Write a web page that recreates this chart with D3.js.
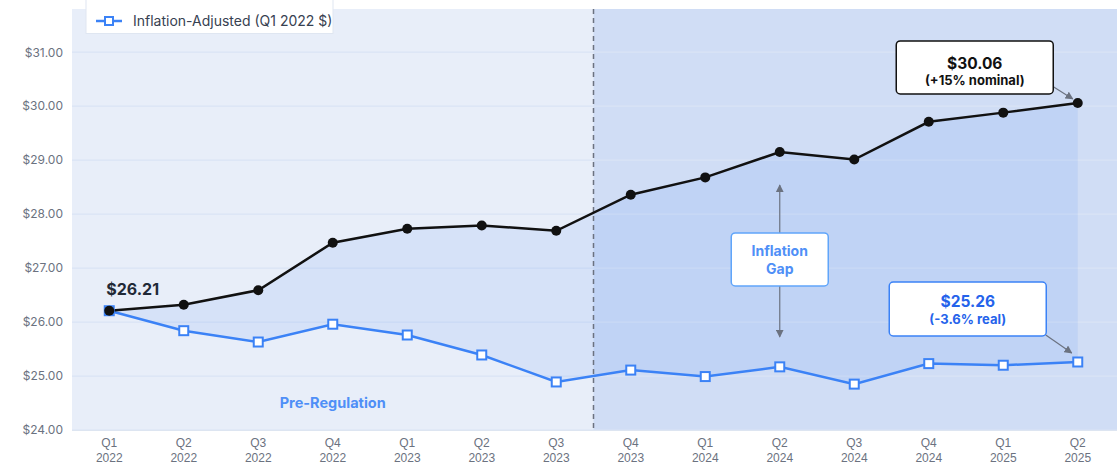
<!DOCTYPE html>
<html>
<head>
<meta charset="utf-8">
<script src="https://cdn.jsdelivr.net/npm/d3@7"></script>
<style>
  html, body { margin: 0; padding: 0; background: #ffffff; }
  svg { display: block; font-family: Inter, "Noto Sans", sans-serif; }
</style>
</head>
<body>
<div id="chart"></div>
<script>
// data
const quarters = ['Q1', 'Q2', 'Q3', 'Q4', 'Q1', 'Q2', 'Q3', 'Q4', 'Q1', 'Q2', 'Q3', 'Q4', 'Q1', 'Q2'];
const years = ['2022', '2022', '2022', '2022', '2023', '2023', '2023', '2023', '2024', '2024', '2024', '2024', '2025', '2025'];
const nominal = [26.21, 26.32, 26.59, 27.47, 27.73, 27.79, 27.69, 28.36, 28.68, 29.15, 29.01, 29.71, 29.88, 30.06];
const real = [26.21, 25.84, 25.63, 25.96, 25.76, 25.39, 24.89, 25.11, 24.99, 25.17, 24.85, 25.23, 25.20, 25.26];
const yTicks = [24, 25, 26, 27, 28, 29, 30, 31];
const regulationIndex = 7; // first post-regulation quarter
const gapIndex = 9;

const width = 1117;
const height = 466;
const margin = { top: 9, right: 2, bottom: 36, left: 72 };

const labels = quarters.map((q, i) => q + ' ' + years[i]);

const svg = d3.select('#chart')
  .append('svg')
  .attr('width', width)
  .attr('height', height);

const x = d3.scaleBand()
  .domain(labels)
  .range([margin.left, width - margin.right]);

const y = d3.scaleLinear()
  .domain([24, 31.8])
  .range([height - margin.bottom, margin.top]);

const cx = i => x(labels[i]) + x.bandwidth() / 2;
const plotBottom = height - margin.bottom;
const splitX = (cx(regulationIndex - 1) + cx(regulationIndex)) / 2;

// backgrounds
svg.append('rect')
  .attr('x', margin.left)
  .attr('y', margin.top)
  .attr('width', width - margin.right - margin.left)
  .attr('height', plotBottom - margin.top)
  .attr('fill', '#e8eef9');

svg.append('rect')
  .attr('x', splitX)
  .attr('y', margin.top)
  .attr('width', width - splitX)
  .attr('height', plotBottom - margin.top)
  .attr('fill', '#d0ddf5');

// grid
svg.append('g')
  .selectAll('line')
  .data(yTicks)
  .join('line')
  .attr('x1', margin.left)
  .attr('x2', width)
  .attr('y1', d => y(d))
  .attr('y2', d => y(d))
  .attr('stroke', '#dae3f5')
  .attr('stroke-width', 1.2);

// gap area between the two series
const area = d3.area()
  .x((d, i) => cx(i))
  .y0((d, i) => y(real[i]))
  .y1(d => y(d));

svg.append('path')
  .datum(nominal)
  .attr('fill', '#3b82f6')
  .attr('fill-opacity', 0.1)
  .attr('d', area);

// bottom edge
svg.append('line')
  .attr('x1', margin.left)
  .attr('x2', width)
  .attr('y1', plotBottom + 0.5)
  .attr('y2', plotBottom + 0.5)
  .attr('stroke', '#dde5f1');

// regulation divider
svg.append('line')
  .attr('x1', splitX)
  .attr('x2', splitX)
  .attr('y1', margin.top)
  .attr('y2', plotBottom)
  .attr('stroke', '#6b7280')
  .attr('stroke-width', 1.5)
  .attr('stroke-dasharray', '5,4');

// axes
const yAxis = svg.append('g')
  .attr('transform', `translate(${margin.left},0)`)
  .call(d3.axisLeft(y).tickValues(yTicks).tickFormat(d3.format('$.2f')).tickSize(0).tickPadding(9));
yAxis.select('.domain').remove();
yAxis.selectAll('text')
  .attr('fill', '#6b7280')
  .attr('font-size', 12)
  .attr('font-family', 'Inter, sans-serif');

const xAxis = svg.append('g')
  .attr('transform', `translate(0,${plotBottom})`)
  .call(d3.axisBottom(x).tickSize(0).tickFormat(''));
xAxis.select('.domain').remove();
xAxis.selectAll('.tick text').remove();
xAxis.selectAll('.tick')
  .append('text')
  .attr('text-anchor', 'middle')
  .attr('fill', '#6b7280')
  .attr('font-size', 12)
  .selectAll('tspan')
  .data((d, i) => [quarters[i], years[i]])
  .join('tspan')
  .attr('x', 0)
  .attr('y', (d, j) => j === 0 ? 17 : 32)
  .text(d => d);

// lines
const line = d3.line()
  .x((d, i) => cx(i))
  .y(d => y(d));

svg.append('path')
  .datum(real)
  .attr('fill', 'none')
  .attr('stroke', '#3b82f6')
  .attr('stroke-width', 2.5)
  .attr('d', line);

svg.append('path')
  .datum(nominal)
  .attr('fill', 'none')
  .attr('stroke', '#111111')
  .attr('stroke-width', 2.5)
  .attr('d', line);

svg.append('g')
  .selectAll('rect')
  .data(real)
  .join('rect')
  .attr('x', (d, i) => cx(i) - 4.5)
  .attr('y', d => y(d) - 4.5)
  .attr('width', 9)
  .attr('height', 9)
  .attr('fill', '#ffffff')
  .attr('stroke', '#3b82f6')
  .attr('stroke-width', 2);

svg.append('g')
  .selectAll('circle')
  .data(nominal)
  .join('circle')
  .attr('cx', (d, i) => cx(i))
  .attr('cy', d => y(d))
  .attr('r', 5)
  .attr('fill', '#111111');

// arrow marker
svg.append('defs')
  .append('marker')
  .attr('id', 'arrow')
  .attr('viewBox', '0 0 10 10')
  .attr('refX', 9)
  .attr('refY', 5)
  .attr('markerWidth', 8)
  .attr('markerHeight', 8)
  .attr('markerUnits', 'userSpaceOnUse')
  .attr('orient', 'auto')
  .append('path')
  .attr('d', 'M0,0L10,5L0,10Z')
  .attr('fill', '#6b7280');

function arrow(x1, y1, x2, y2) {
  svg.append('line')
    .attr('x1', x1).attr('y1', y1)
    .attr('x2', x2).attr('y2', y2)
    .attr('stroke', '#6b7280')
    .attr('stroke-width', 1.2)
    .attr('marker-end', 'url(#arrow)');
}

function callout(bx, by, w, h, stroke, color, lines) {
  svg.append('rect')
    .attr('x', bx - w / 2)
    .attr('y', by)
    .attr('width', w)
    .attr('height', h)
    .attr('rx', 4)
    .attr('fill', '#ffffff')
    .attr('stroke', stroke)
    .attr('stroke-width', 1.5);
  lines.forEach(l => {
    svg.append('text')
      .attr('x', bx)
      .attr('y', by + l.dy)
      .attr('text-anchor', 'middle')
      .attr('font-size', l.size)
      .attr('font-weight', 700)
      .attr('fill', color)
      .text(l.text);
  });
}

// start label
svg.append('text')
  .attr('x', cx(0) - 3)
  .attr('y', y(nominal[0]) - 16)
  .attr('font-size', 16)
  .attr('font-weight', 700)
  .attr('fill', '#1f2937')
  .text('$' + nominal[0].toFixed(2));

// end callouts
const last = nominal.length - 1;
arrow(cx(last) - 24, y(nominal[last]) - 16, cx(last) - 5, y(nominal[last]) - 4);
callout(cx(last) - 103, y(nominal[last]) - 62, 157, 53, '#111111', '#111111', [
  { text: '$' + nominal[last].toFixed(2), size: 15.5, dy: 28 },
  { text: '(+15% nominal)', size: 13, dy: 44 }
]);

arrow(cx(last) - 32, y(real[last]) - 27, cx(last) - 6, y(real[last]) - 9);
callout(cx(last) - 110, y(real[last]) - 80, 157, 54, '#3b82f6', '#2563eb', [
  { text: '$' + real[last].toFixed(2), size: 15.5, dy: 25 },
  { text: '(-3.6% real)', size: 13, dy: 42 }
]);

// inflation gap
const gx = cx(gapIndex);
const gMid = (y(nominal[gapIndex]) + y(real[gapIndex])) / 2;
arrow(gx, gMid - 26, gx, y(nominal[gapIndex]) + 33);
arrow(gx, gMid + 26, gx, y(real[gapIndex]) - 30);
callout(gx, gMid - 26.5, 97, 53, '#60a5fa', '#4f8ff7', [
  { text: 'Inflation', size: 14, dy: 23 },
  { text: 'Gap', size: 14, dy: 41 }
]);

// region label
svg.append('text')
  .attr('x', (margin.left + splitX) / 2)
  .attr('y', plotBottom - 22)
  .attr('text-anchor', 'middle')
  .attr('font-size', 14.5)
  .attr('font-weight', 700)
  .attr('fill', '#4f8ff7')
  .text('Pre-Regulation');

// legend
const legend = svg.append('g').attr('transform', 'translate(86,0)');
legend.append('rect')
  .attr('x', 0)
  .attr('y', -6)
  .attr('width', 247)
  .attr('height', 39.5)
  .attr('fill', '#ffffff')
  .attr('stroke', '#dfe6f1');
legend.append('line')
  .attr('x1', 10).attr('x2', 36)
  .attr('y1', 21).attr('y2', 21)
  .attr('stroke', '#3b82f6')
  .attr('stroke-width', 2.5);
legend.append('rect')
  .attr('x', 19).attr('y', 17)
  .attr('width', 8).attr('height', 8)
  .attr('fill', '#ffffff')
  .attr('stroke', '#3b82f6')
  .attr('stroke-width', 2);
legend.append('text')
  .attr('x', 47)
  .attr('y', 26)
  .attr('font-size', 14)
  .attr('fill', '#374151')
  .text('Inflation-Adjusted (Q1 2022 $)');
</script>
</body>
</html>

--------------------

* EXERCISE REQUIREMENTS *
Return only the lines from the start of the data through the line that contains "width - margin.right]);", please, copying them exactly and omitting all pictures.

* THE RESULT *
Write a web page that recreates this chart with D3.js.
<!DOCTYPE html>
<html>
<head>
<meta charset="utf-8">
<script src="https://cdn.jsdelivr.net/npm/d3@7"></script>
<style>
  html, body { margin: 0; padding: 0; background: #ffffff; }
  svg { display: block; font-family: Inter, "Noto Sans", sans-serif; }
</style>
</head>
<body>
<div id="chart"></div>
<script>
// data
const quarters = ['Q1', 'Q2', 'Q3', 'Q4', 'Q1', 'Q2', 'Q3', 'Q4', 'Q1', 'Q2', 'Q3', 'Q4', 'Q1', 'Q2'];
const years = ['2022', '2022', '2022', '2022', '2023', '2023', '2023', '2023', '2024', '2024', '2024', '2024', '2025', '2025'];
const nominal = [26.21, 26.32, 26.59, 27.47, 27.73, 27.79, 27.69, 28.36, 28.68, 29.15, 29.01, 29.71, 29.88, 30.06];
const real = [26.21, 25.84, 25.63, 25.96, 25.76, 25.39, 24.89, 25.11, 24.99, 25.17, 24.85, 25.23, 25.20, 25.26];
const yTicks = [24, 25, 26, 27, 28, 29, 30, 31];
const regulationIndex = 7; // first post-regulation quarter
const gapIndex = 9;

const width = 1117;
const height = 466;
const margin = { top: 9, right: 2, bottom: 36, left: 72 };

const labels = quarters.map((q, i) => q + ' ' + years[i]);

const svg = d3.select('#chart')
  .append('svg')
  .attr('width', width)
  .attr('height', height);

const x = d3.scaleBand()
  .domain(labels)
  .range([margin.left, width - margin.right]);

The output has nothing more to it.